→ **GOAL**: Below are some records. Say how many of their lines include the string "this", giving only the number.

→ **EXERCISE INPUTS**:
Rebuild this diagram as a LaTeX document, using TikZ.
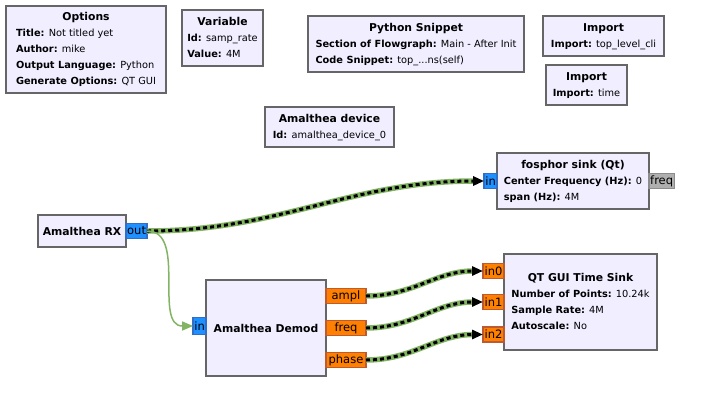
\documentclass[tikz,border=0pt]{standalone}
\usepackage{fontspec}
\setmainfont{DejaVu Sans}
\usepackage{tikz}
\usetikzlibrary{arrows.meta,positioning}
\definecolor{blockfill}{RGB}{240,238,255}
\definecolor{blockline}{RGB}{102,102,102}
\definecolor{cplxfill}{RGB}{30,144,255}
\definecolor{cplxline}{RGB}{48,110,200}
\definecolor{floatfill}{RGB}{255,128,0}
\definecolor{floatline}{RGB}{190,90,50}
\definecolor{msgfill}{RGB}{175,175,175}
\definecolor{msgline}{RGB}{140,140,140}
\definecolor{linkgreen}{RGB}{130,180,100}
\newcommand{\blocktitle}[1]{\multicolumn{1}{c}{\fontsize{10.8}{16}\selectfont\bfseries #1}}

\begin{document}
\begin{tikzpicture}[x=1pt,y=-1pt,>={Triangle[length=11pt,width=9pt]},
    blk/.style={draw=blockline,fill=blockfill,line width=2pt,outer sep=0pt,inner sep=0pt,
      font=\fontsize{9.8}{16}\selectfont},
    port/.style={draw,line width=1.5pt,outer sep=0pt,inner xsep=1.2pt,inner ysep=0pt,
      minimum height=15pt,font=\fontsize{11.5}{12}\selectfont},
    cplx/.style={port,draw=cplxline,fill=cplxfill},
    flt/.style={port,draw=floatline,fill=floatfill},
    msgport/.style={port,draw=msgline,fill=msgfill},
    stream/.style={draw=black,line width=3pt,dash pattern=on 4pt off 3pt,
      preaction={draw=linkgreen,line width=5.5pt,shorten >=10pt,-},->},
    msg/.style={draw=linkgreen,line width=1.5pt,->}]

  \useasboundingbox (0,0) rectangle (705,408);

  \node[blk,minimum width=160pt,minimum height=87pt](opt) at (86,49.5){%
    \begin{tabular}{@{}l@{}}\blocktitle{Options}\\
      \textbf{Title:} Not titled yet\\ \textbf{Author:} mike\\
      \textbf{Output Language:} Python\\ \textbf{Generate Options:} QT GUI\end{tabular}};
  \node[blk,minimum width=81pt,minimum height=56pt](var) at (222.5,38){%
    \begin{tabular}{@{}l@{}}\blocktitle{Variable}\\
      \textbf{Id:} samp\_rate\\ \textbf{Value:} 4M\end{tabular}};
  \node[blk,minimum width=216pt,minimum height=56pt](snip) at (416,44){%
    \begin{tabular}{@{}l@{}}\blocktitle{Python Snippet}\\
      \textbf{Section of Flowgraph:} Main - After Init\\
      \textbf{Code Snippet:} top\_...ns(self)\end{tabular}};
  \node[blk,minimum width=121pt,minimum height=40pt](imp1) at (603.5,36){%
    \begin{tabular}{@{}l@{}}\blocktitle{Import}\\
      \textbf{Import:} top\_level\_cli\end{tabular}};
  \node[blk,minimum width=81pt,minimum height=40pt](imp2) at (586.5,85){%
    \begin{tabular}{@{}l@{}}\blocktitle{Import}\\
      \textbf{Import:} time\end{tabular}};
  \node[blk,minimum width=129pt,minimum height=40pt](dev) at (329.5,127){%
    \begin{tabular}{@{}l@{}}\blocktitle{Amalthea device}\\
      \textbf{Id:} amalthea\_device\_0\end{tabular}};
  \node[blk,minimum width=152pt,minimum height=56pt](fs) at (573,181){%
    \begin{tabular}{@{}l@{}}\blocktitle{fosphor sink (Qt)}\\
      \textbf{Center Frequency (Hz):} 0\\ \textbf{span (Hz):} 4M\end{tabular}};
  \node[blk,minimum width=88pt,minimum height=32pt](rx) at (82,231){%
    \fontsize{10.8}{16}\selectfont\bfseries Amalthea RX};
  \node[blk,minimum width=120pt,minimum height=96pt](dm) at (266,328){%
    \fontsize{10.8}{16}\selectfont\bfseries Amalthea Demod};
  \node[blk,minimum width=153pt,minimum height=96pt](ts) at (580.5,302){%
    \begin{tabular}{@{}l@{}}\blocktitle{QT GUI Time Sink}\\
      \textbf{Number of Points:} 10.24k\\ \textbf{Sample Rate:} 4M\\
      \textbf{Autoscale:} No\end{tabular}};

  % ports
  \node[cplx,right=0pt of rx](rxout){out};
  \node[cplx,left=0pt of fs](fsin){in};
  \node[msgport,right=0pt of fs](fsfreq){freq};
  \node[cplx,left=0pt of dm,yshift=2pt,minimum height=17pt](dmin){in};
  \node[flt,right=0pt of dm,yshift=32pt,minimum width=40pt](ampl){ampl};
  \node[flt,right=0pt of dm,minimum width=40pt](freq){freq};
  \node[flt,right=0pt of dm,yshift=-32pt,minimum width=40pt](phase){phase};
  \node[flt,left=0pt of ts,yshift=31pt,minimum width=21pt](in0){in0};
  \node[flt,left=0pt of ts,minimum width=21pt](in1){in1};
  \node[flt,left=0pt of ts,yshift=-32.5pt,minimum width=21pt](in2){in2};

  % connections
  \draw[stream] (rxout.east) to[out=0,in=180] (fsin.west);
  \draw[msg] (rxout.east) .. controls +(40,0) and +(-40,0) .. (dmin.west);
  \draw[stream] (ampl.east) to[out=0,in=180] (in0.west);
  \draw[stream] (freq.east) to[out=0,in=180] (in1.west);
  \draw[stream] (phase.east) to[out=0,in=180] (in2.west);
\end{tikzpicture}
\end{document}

==

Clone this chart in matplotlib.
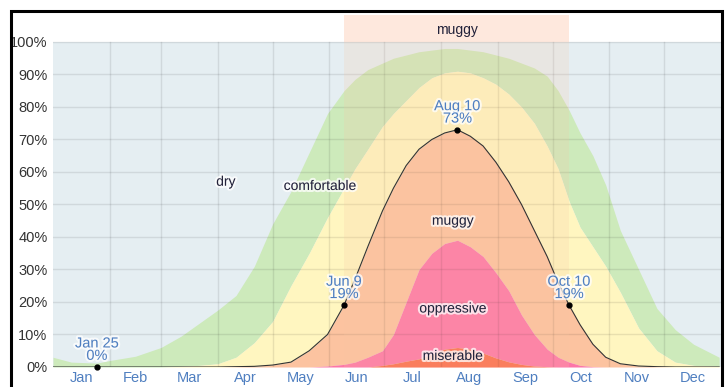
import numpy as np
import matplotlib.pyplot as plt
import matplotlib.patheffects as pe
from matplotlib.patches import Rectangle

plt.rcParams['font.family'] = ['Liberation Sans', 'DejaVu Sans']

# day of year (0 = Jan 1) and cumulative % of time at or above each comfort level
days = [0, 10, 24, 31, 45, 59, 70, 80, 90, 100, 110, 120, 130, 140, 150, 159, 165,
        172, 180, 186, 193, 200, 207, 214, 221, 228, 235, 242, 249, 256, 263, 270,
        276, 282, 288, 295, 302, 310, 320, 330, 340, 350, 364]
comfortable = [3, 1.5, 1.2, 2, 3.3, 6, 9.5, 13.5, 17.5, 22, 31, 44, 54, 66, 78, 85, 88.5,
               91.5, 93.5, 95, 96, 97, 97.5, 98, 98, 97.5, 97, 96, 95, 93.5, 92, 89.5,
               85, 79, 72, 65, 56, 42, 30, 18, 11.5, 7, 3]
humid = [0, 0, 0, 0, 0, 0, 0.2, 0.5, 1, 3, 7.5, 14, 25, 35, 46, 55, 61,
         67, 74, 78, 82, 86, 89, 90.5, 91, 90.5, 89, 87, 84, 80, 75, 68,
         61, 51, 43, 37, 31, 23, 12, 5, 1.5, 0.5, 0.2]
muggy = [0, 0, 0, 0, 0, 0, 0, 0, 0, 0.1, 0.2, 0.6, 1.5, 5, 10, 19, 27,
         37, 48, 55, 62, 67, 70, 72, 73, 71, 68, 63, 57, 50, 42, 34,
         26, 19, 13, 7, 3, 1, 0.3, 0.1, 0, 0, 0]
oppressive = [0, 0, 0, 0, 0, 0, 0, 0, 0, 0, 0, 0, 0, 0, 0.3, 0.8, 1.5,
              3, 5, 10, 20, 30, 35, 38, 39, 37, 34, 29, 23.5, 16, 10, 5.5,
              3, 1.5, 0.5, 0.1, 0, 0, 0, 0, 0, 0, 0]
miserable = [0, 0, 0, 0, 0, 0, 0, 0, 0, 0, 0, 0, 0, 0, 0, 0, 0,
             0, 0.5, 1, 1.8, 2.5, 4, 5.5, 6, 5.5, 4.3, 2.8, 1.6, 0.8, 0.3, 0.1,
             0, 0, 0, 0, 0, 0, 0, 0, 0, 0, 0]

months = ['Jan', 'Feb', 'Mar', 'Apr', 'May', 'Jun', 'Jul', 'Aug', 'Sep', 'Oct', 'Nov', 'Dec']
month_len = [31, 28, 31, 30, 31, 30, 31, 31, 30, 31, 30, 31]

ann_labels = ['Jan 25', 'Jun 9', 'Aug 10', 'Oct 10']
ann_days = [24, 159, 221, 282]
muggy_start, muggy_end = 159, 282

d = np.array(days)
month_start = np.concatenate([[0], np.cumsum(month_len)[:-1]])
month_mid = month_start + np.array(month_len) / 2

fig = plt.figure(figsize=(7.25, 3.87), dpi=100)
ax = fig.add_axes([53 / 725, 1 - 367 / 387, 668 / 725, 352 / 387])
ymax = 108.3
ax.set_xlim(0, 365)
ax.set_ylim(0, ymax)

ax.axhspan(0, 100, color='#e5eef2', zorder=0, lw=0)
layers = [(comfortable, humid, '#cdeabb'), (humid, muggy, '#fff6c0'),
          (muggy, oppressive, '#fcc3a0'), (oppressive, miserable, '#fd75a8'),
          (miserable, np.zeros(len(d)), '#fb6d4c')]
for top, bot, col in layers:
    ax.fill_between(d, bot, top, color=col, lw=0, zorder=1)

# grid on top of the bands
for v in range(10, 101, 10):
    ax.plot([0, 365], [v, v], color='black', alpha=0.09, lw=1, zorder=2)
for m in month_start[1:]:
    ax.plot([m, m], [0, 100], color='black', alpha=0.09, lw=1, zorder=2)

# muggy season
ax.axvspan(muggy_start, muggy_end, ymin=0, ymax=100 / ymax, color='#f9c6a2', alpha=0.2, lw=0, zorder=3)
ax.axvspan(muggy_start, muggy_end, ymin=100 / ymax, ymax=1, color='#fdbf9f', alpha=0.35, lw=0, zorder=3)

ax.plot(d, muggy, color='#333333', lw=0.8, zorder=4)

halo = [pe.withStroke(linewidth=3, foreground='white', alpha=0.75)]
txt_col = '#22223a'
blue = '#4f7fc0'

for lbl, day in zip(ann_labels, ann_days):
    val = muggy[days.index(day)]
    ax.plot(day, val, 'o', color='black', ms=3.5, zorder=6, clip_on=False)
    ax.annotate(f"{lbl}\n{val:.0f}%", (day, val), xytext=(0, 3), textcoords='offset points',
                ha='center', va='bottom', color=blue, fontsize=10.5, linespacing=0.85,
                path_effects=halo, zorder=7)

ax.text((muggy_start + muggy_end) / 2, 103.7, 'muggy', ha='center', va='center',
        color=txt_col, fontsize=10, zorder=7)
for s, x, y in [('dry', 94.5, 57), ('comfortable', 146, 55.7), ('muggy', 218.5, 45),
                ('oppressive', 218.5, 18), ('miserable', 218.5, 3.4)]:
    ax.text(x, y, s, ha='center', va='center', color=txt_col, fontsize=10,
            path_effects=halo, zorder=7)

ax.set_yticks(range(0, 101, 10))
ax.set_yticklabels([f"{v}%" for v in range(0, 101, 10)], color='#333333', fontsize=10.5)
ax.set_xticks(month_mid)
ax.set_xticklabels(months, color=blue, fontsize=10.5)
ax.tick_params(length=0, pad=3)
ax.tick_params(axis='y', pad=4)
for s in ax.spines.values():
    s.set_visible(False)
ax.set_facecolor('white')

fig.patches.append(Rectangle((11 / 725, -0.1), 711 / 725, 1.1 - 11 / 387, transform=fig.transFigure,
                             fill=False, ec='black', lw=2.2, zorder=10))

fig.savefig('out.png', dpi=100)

→ **REPLY**: 2